Thema Verkehr könnte die Wahl entscheiden
Größere Reibungspunkte hingegen gibt es beim Thema Verkehr. Sowohl Becker als auch Josef sprechen sich grundsätzlich für eine "Mobilitätswende" zugunsten klimafreundlicher Verkehrsträger aus. Doch während Josef unmissverständlich deutlich macht, dass dies nur auf Kosten des Autoverkehrs umsetzbar ist, will CDU-Mann Becker das Auto "nicht aus der Stadt vertreiben".
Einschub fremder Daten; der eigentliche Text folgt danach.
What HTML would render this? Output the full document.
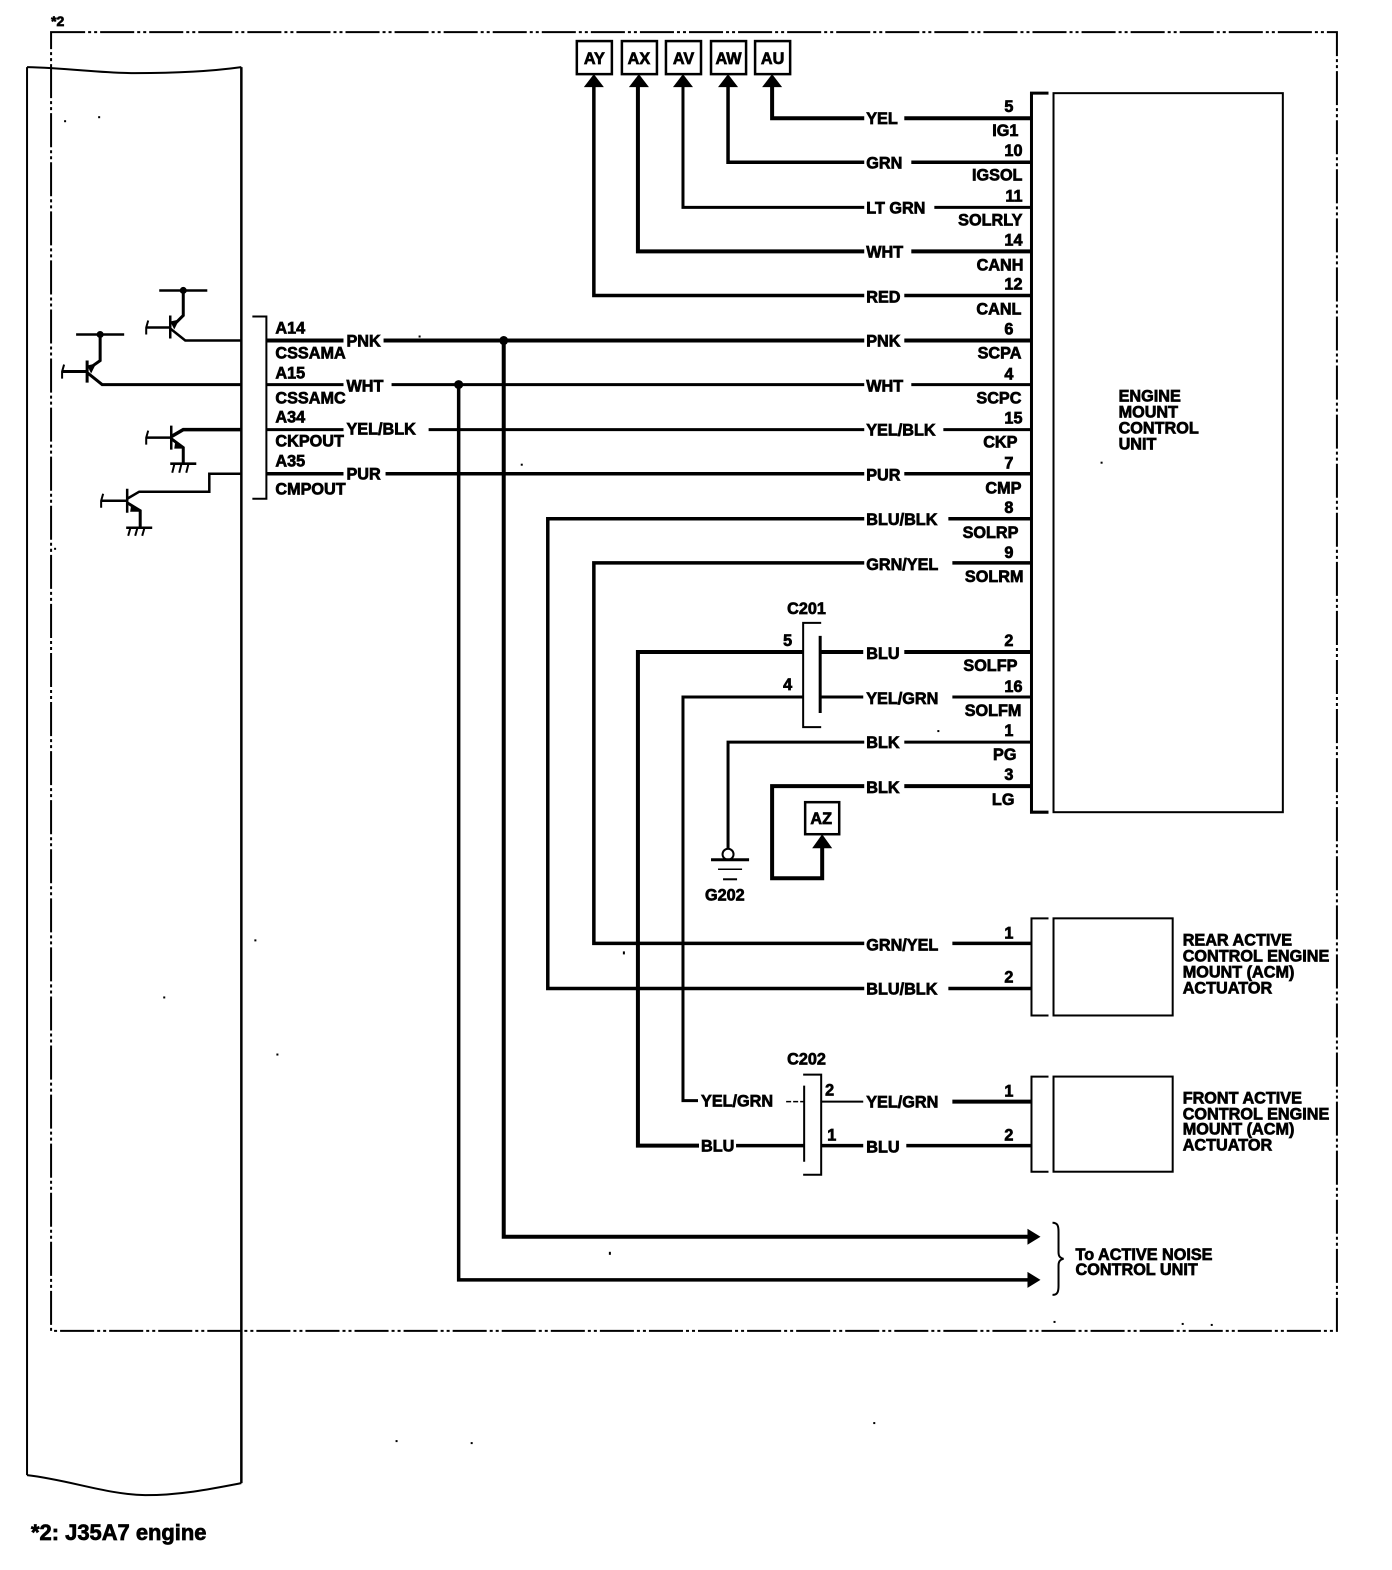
<!DOCTYPE html>
<html><head><meta charset="utf-8">
<style>
html,body{margin:0;padding:0;background:#fff}
svg{display:block}
text{font-family:"Liberation Sans",sans-serif;font-weight:bold;font-size:16.2px;fill:#000;stroke:#000;stroke-width:.7px}
.e{text-anchor:end}
.c{text-anchor:middle}
</style></head><body>
<svg width="1392" height="1570" viewBox="0 0 1390 1567.700" xmlns="http://www.w3.org/2000/svg">
<rect width="1392" height="1570" fill="#fff"/>
<g fill="none" stroke="#000" stroke-linejoin="miter" stroke-linecap="butt">
<!-- dashed frame -->
<path d="M51 32H1335V1329H51Z" stroke-width="2" stroke-dasharray="34 3 3 3 3 3"/>
<!-- left module -->
<path d="M27 67C70 68 100 73 135 73C170 73 205 72 241 67" stroke-width="2"/>
<path d="M27 67V1473" stroke-width="2"/>
<path d="M241 67V1481" stroke-width="2.5"/>
<path d="M27 1473C70 1478 105 1492 145 1493C180 1493 210 1487 241 1481" stroke-width="2"/>
<!-- connector bracket left -->
<path d="M252 316H266V498H252" stroke-width="2"/>
<!-- transistor 1 -->
<path d="M159 290H207" stroke-width="2.5"/>
<path d="M183 290V315L176 322" stroke-width="3"/>
<path d="M146 327H170M170 315V338M170 328L185 340H241" stroke-width="2.5"/>
<path d="M148 320L146 327L146 334" stroke-width="2"/>
<path d="M170 321L179 319L174 329Z" fill="#000" stroke="none"/>
<circle cx="183" cy="290" r="3.500" fill="#000" stroke="none"/>
<!-- transistor 2 -->
<path d="M76 334H124" stroke-width="2.5"/>
<path d="M100 334V360L93 365" stroke-width="3"/>
<path d="M62 371H87M87 360V382M87 372L102 384H241" stroke-width="3"/>
<path d="M64 364L62 371L62 378" stroke-width="2"/>
<path d="M87 365L96 363L91 373Z" fill="#000" stroke="none"/>
<circle cx="100" cy="334" r="3.500" fill="#000" stroke="none"/>
<!-- transistor 3 -->
<path d="M146 437H171M171 425V449" stroke-width="2.5"/>
<path d="M148 430L146 437L146 444" stroke-width="2"/>
<path d="M171 436L183 429H241" stroke-width="3.5"/>
<path d="M171 438L183 447V463" stroke-width="3"/>
<path d="M170 463H196" stroke-width="2.5"/>
<path d="M174 464L172 472M181 464L179 472M188 464L186 472" stroke-width="2"/>
<path d="M184 448L175 441L174 448Z" fill="#000" stroke="none"/>
<!-- transistor 4 -->
<path d="M101 500H127M127 488V512" stroke-width="2.5"/>
<path d="M103 493L101 500L101 507" stroke-width="2"/>
<path d="M127 498L139 491H209V473H241" stroke-width="2.5"/>
<path d="M127 502L140 510V527" stroke-width="3"/>
<path d="M126 527H152" stroke-width="2.5"/>
<path d="M130 528L128 535M137 528L135 535M144 528L142 535" stroke-width="2"/>
<path d="M140 511L131 504L130 511Z" fill="#000" stroke="none"/>

<!-- top wires -->
<path d="M771 86V118H863M903 118H1030" stroke-width="4"/>
<path d="M727 86V162H863M910 162H1030" stroke-width="3.5"/>
<path d="M682 86V207H863M933 207H1030" stroke-width="3"/>
<path d="M637 86V251H863M910 251H1030" stroke-width="4"/>
<path d="M593 86V295H863M903 295H1030" stroke-width="3.5"/>
<!-- boxes -->
<g stroke-width="2.5">
<rect x="576" y="41" width="35" height="33"/>
<rect x="621" y="41" width="35" height="33"/>
<rect x="665" y="41" width="35" height="33"/>
<rect x="710" y="41" width="35" height="33"/>
<rect x="754" y="41" width="35" height="33"/>
<rect x="804" y="801" width="34" height="32"/>
</g>
<g fill="#000" stroke="none">
<path d="M593 74L603 87H583Z"/>
<path d="M638 74L648 87H628Z"/>
<path d="M682 74L692 87H672Z"/>
<path d="M727 74L737 87H717Z"/>
<path d="M771 74L781 87H761Z"/>
<path d="M821 833L831 847H811Z"/>
<path d="M1026 1227L1039 1235L1026 1243Z"/>
<path d="M1026 1270L1039 1278L1026 1286Z"/>
<circle cx="503" cy="340" r="4.500"/>
<circle cx="458" cy="384" r="4.500"/>
</g>
<!-- left connector wires -->
<path d="M266 340H343M383 340H863M903 340H1030" stroke-width="4"/>
<path d="M266 384H343M391 384H863M910 384H1030" stroke-width="3"/>
<path d="M266 429H343M428 429H863M942 429H1030" stroke-width="3"/>
<path d="M266 473H343M385 473H863M903 473H1030" stroke-width="3.5"/>
<!-- long verticals -->
<path d="M503 340V1235H1028" stroke-width="4"/>
<path d="M458 384V1278H1028" stroke-width="3.5"/>
<!-- solenoid pairs -->
<path d="M863 518H547V987H863" stroke-width="3.5"/>
<path d="M947 518H1030M947 987H1030" stroke-width="3.5"/>
<path d="M863 562H593V942H863" stroke-width="3.5"/>
<path d="M951 562H1030M951 942H1030" stroke-width="3.5"/>
<!-- C201 -->
<path d="M820 622H802V726H820" stroke-width="2"/>
<path d="M819 635V712" stroke-width="3"/>
<path d="M802 651H637V1144H698" stroke-width="4"/>
<path d="M819 651H862M903 651H1030" stroke-width="4"/>
<path d="M802 696H682V1099H697" stroke-width="3"/>
<path d="M819 696H862M951 696H1030" stroke-width="3"/>
<!-- BLK / ground -->
<path d="M863 741H727V847M903 741H1030" stroke-width="3"/>
<circle cx="727" cy="853" r="5.500" stroke-width="2"/>
<path d="M710 858.500H748" stroke-width="3"/>
<path d="M717 868H741" stroke-width="1.500"/>
<path d="M722 878H736" stroke-width="2"/>
<path d="M863 785H771V877H821V846M903 785H1030" stroke-width="4"/>
<!-- engine mount control unit -->
<path d="M1047 93H1030V811H1047" stroke-width="3"/>
<rect x="1052" y="93" width="229" height="718" stroke-width="2"/>
<!-- rear actuator -->
<path d="M1047 917H1030V1014H1047" stroke-width="2"/>
<rect x="1052" y="917" width="119" height="97" stroke-width="2"/>
<!-- front actuator -->
<path d="M1047 1075H1030V1170H1047" stroke-width="2"/>
<rect x="1052" y="1075" width="119" height="95" stroke-width="2"/>
<!-- C202 -->
<path d="M802 1073H820V1173H802" stroke-width="2"/>
<path d="M803 1084V1160" stroke-width="2"/>
<path d="M785 1100H803" stroke-width="1.500" stroke-dasharray="5 2"/>
<path d="M820 1100H862" stroke-width="2"/>
<path d="M951 1100H1030" stroke-width="4"/>
<path d="M735 1144H803M820 1144H862M905 1144H1030" stroke-width="3.500"/>
<!-- brace -->
<path d="M1051 1221C1056 1221 1057 1224 1057 1230V1250C1057 1254 1058 1256 1062 1257C1058 1258 1057 1260 1057 1264V1284C1057 1290 1056 1293 1051 1293" stroke-width="2"/>
</g>

<!-- scan specks -->
<g fill="#000">
<rect x="98" y="116" width="2" height="2"/><rect x="64" y="120" width="2" height="2"/><rect x="54" y="547" width="2" height="2"/>
<rect x="276" y="1052" width="2" height="2"/><rect x="622" y="950" width="2" height="3"/><rect x="1099" y="461" width="2" height="2"/>
<rect x="608" y="1250" width="2" height="3"/><rect x="936" y="729" width="2" height="2"/><rect x="1209" y="1322" width="2" height="2"/>
<rect x="1180" y="1321" width="2" height="2"/><rect x="1052" y="1319" width="2" height="2"/><rect x="470" y="1440" width="2" height="2"/>
<rect x="395" y="1438" width="2" height="2"/><rect x="872" y="1420" width="2" height="2"/><rect x="163" y="995" width="2" height="2"/>
<rect x="254" y="938" width="2" height="2"/><rect x="418" y="335" width="2" height="2"/><rect x="520" y="463" width="2" height="2"/>
</g>

<!-- box labels -->
<text class="c" x="593.500" y="64">AY</text>
<text class="c" x="638" y="64">AX</text>
<text class="c" x="682.500" y="64">AV</text>
<text class="c" x="727.500" y="64">AW</text>
<text class="c" x="771.500" y="64">AU</text>
<text class="c" x="820" y="823">AZ</text>

<!-- wire labels right column -->
<text x="865" y="124">YEL</text>
<text x="865" y="168">GRN</text>
<text x="865" y="213">LT GRN</text>
<text x="865" y="257">WHT</text>
<text x="865" y="302">RED</text>
<text x="865" y="346">PNK</text>
<text x="865" y="391">WHT</text>
<text x="865" y="435">YEL/BLK</text>
<text x="865" y="480">PUR</text>
<text x="865" y="524">BLU/BLK</text>
<text x="865" y="569">GRN/YEL</text>
<text x="865" y="658">BLU</text>
<text x="865" y="703">YEL/GRN</text>
<text x="865" y="747">BLK</text>
<text x="865" y="792">BLK</text>
<text x="865" y="949">GRN/YEL</text>
<text x="865" y="993">BLU/BLK</text>
<text x="865" y="1106">YEL/GRN</text>
<text x="865" y="1151">BLU</text>
<text x="700" y="1105">YEL/GRN</text>
<text x="700" y="1150">BLU</text>

<!-- left labels -->
<text x="346" y="346">PNK</text>
<text x="346" y="391">WHT</text>
<text x="346" y="434">YEL/BLK</text>
<text x="346" y="479">PUR</text>
<text x="275" y="333">A14</text>
<text x="275" y="358">CSSAMA</text>
<text x="275" y="378">A15</text>
<text x="275" y="403">CSSAMC</text>
<text x="275" y="422">A34</text>
<text x="275" y="446">CKPOUT</text>
<text x="275" y="466">A35</text>
<text x="275" y="494">CMPOUT</text>

<!-- pin numbers -->
<text class="e" x="1012" y="112">5</text>
<text class="e" x="1021" y="156">10</text>
<text class="e" x="1021" y="201">11</text>
<text class="e" x="1021" y="245">14</text>
<text class="e" x="1021" y="289">12</text>
<text class="e" x="1012" y="334">6</text>
<text class="e" x="1012" y="379">4</text>
<text class="e" x="1021" y="423">15</text>
<text class="e" x="1012" y="468">7</text>
<text class="e" x="1012" y="512">8</text>
<text class="e" x="1012" y="557">9</text>
<text class="e" x="1012" y="645">2</text>
<text class="e" x="1021" y="691">16</text>
<text class="e" x="1012" y="735">1</text>
<text class="e" x="1012" y="779">3</text>
<text class="e" x="1012" y="937">1</text>
<text class="e" x="1012" y="981">2</text>
<text class="e" x="1012" y="1095">1</text>
<text class="e" x="1012" y="1139">2</text>
<text x="782" y="645">5</text>
<text x="782" y="689">4</text>
<text x="824" y="1094">2</text>
<text x="826" y="1139">1</text>

<!-- pin names -->
<text class="e" x="1017" y="136">IG1</text>
<text class="e" x="1021" y="180">IGSOL</text>
<text class="e" x="1021" y="225">SOLRLY</text>
<text class="e" x="1022" y="270">CANH</text>
<text class="e" x="1020" y="314">CANL</text>
<text class="e" x="1020" y="358">SCPA</text>
<text class="e" x="1020" y="403">SCPC</text>
<text class="e" x="1016" y="447">CKP</text>
<text class="e" x="1020" y="493">CMP</text>
<text class="e" x="1017" y="537">SOLRP</text>
<text class="e" x="1022" y="581">SOLRM</text>
<text class="e" x="1016" y="670">SOLFP</text>
<text class="e" x="1020" y="715">SOLFM</text>
<text class="e" x="1015" y="759">PG</text>
<text class="e" x="1013" y="804">LG</text>

<!-- connector names -->
<text x="786" y="613">C201</text>
<text x="786" y="1063">C202</text>
<text x="704" y="899">G202</text>

<!-- module names -->
<text x="1117" y="401">ENGINE</text>
<text x="1117" y="417">MOUNT</text>
<text x="1117" y="433">CONTROL</text>
<text x="1117" y="449">UNIT</text>
<text x="1181" y="944">REAR ACTIVE</text>
<text x="1181" y="960">CONTROL ENGINE</text>
<text x="1181" y="976">MOUNT (ACM)</text>
<text x="1181" y="992">ACTUATOR</text>
<text x="1181" y="1102">FRONT ACTIVE</text>
<text x="1181" y="1118">CONTROL ENGINE</text>
<text x="1181" y="1133">MOUNT (ACM)</text>
<text x="1181" y="1149">ACTUATOR</text>
<text x="1074" y="1258">To ACTIVE NOISE</text>
<text x="1074" y="1273">CONTROL UNIT</text>

<text x="51" y="26" style="font-size:14px">*2</text>
<text x="31" y="1538" style="font-size:21.900px">*2: J35A7 engine</text>
</svg>
</body></html>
Das Verkehrsthema könnte durchaus entscheidend sein. Denn obwohl Becker in der ersten Runde mit 34,5 Prozent klar vor dem Zweitplatzierten Josef (24 Prozent) landete, geht er nicht als Favorit ins Rennen. Beide Kandidaten müssen um die Wählerschaft der Grünen werben, deren Kandidatin Manuela Rottmann mit 21,3 Prozent nur knapp den Einzug in die Stichwahl verpasste.
Wen wählen die Grünen-Anhänger?
Dass die Grünen-Wählerinnen und -Wähler gerade beim Thema Verkehr Josef näher stehen als Becker, gilt als ausgemacht. Zumal Becker im Falle eines Wahlsiegs angekündigt hat, den Grünen im Magistrat die Zuständigkeit für das Verkehrsdezernat zu entziehen. Die Grünen-Fraktion im Römer hat daher schon zur Wahl von Mike Josef aufgerufen.
Dem Ruf an die Wahlurnen muss die Wählerschaft aber erst einmal folgen. Sollte sich ein nicht unwesentlicher Teil der Grünen-Wähler entscheiden, diesmal lieber zu Hause zu bleiben, wäre dies vermutlich ein Nachteil für Josef.
Becker wiederum, der wahrscheinlich mit nur wenigen "Überläufern" von den Grünen rechnen kann, muss alles daran setzen, dass alle, die ihn theoretisch gern als Oberbürgermeister sehen wollen, auch ganz praktisch den Weg zum Wahllokal finden.
Beide Kandidaten sind darauf angewiesen, dass möglichst viele Stammwähler ihrer Partei am Sonntag ihre Stimme abgeben. Luft nach oben ist jedenfalls: In der ersten Wahlrunde lag die Wahlbeteiligung bei knapp 40 Prozent.